The consequences become clear when AI is asked to interpret culturally specific concepts. In the Arab context, concepts such as ‘tarbiya’, which refers to the holistic moral, social, and spiritual cultivation of a child within the family and community, are often reduced by Western trained AI systems to simple parenting techniques or discipline strategies. The AI transforms culturally embedded social values into Western psychological categories that emphasize personal autonomy and individual emotion rather than collective identity and social obligation. Its apparent fluency hides its inability to grasp the social fabric that gives these concepts meaning, as it has not been trained on them.
What makes this especially concerning is that the bias arrives disguised as empathy. When AI speaks to you in your own language, with warmth and attentiveness, you assume it understands your world. You assume its advice is grounded in your values. Yet the worldview embedded in these systems is structurally Western because the infrastructure, data, and economic incentives behind them are Western. This is the predictable outcome of who builds the systems and whose knowledge dominates the digital sphere. The effect, however, is profound. AI becomes a quiet force of cultural normalization that shapes how people think about family, education, responsibility, and identity.
China recognized this risk early and chose a different path. It built its own AI ecosystem, including models such as DeepSeek and Qwen, which reflect Chinese cultural logic rather than American norms. When asked about workplace conflict, Chinese models recommend indirect communication and harmony preserving strategies that align with Chinese social values, rather than the direct confrontation favored by Western models. This is not only technological independence. It is cultural sovereignty. Other regions are attempting similar efforts, but many of these rely on Western models as their foundation.

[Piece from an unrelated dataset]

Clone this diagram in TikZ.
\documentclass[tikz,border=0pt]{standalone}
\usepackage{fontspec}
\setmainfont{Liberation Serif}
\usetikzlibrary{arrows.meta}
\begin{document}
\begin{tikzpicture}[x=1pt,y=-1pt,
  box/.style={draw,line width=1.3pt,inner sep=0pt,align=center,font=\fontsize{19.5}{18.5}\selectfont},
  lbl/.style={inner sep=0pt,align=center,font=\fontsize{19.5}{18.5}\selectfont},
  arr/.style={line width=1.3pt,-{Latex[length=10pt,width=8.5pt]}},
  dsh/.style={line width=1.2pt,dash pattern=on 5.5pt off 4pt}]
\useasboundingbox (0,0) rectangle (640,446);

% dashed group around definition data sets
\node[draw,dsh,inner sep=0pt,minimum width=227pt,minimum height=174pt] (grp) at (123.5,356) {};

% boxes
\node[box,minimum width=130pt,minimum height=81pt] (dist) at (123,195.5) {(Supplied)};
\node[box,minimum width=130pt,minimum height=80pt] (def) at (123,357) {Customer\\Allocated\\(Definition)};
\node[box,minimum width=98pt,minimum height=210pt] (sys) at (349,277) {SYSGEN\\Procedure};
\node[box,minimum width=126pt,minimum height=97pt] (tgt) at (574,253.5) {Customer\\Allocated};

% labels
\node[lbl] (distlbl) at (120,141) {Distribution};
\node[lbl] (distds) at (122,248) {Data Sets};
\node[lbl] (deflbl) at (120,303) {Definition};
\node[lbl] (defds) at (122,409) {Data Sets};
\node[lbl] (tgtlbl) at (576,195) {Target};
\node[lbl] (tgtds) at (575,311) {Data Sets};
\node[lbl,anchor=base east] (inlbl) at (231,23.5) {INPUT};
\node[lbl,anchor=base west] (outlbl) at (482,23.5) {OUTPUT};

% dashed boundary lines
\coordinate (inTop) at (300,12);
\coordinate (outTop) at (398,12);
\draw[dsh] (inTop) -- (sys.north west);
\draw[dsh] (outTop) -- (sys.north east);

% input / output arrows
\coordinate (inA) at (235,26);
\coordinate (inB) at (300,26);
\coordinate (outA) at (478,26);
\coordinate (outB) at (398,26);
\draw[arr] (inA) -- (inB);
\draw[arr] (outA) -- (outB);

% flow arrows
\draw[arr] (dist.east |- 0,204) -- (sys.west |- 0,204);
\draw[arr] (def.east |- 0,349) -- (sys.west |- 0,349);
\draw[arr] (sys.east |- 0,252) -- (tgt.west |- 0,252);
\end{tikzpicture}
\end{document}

They add local vocabulary, yet the underlying logic remains Western. It is similar to repainting a house while the foundation still belongs to someone else.
For the Arab world, this moment is decisive. If we rely on Western AI systems, we will inherit Western assumptions about what is right, normal, or desirable. Our children will receive guidance shaped by values that may not reflect our own. AI is no longer just a tool. It is becoming a teacher, a counselor, a mediator, and soon, a decision maker. If its worldview is not ours, then our future will not be ours.
When I reflect on my earlier roles, whether building TAG.Global from the ground up or advising the highest ranks of global government, I am reminded of the simple truth that if we do not create our own systems, others will define our reality for us. I learned early in my career that sovereignty is built and not granted, and in the age of AI, cultural sovereignty is as vital as economic or political independence. We cannot afford to let our identity be translated for us by systems that were never trained on our history, culture or values.
Democratizing AI does not mean giving everyone access to the same Western built systems. It means that we move our best foot forward, empowering nations and cultures to build models that reflect their own intellectual traditions, social structures, and aspirations. For the Arab world, this requires more than adding Arabic vocabulary to foreign models. It demands Arab owned datasets, Arab designed architectures, Arab governed AI institutions, and Arab digital infrastructure. It requires a unified regional strategy that treats AI as a pillar of sovereignty, as essential as energy, education, or national security.